Well done to all our Olympic athletes. Thank you to their coaches, families, schools, Colleges and other backers. The nation has enjoyed the spectacle, taken pride in a games well executed, and shown pride in the great success of many competitors from Team GB.
Now there is discussion of the legacy. An important part of East London gains a fine new park, good new housing, and a range of glittering facilities. Let’s hope more jobs, enterprise and success follow in their footsteps. The organisers and government need to help find a new owner and user for the Stadium.
Many want to see more sport in schools and Colleges, to keep the flame of the Games burning. That may be possible. In the short term the massive television coverage will ensure many more young people want to take up competitive sports, and strive harder to raise their own game. We can only expect that to continue if parents and teachers, sports clubs and sports organisers, encourage and help young athletes to make the commitment and put in the time and effort. What seems possible or fun in a summer of Olympic success, may not look the same in a couple of years in mid winter when the young athlete has to choose between more leisure time and putting in those extra training sessions early in the morning or in the evening instead of going out with friends.
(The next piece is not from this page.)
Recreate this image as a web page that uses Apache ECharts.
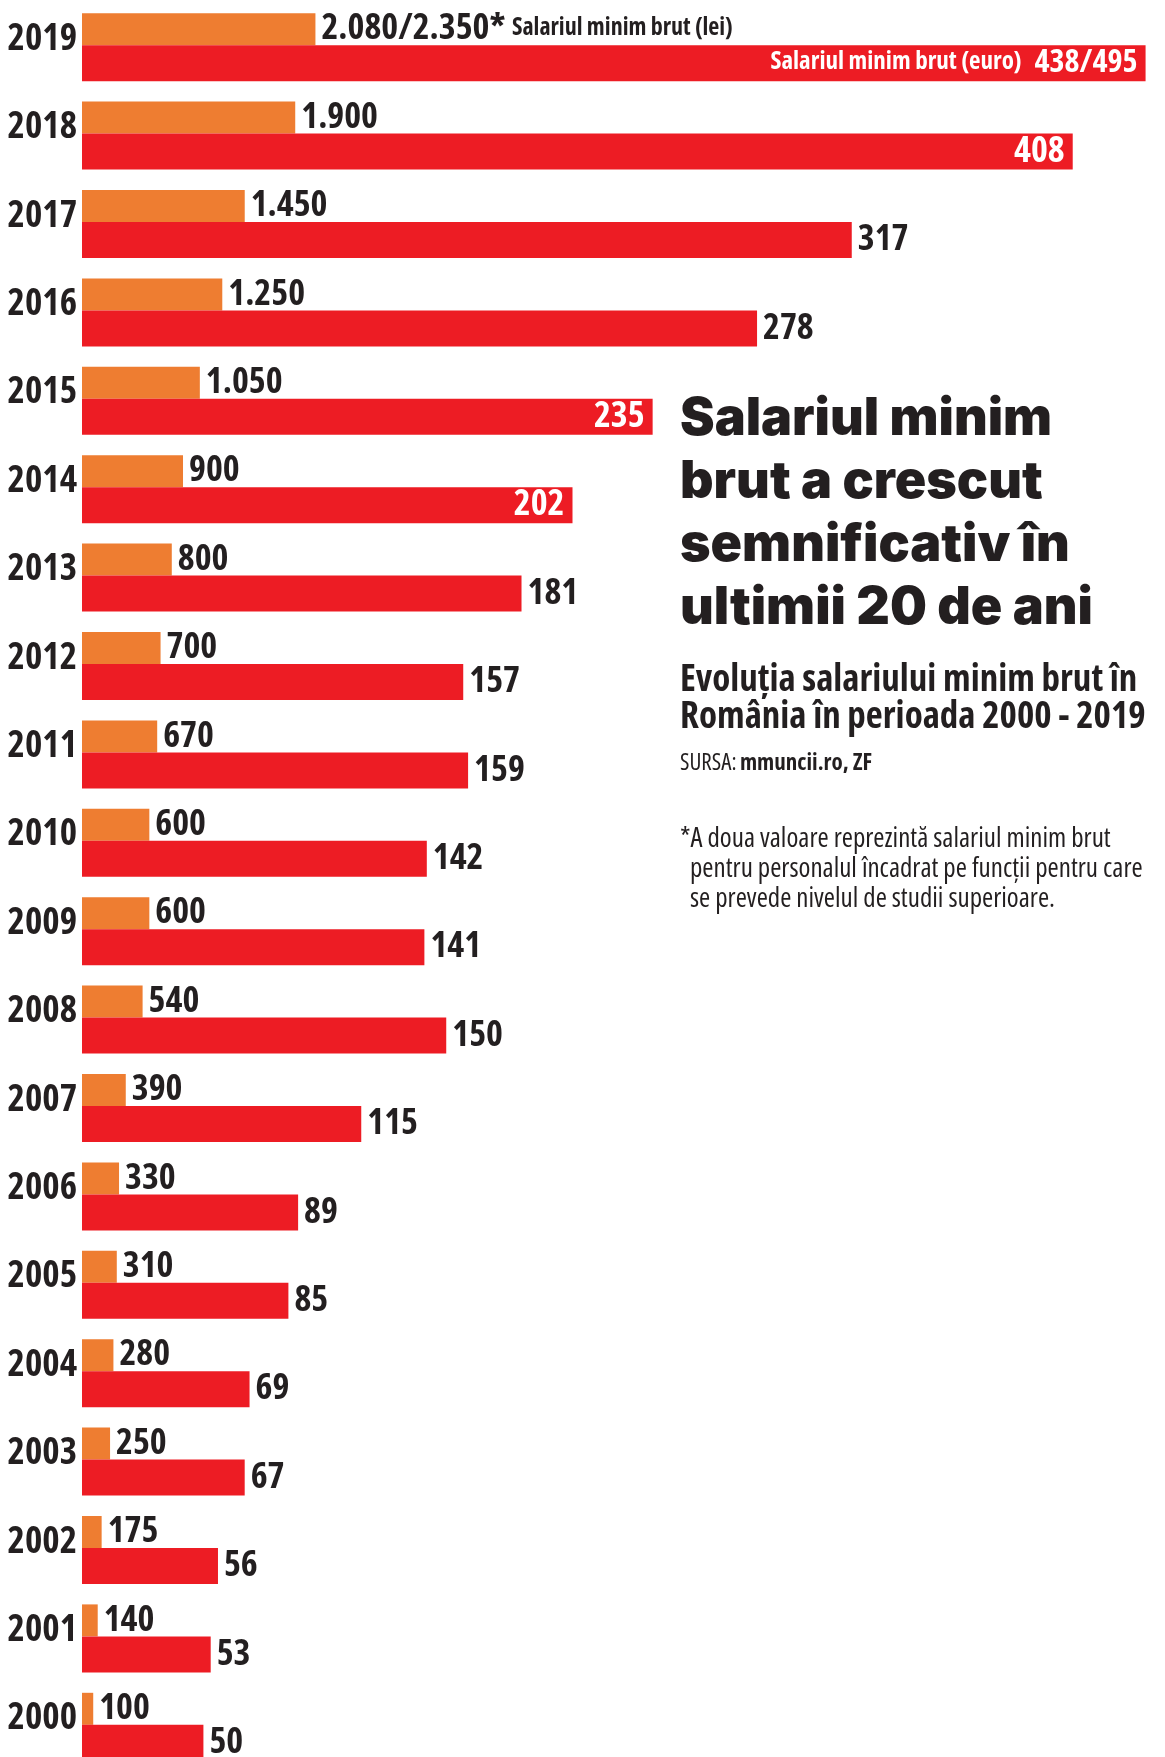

That’s when the enthusiasm of family members, teachers and coaches matters most.
For most of us sport is a pleasure, a pastime, not a driving ambition. It is good to be sufficiently capable at a team sport to be able to play a satisfactory amateur game. Like all things in life, you get more out of it if you can find time to put more into it. If I practice my cricket a bit I do get luckier at it! We look to schools to make sport sufficiently accessible and enough fun for the many to want to be able to join in. We look to our specialists to identify the serious talent who want to be the champions, and to work with them come rain come wind come snow until they too can challenge with the best in the world.
It has been a pleasure to see a couple of weeks of good news bulletins. A succession of interviews with winning UK competitors – and the occasional ones who nearly won – has been heartening. Their message has been uniform. They have a great sense of achievement. They know they owe a lot to their friends, families and coaches. They always say you only win if you work and work and work again. That’s true of a lot of things in life, where there are no medals. There are other rewards for providing good service, running a successful business, or assisting the public good. It is always a pleasure to know a job has been well done, and to see the good response that produces in others.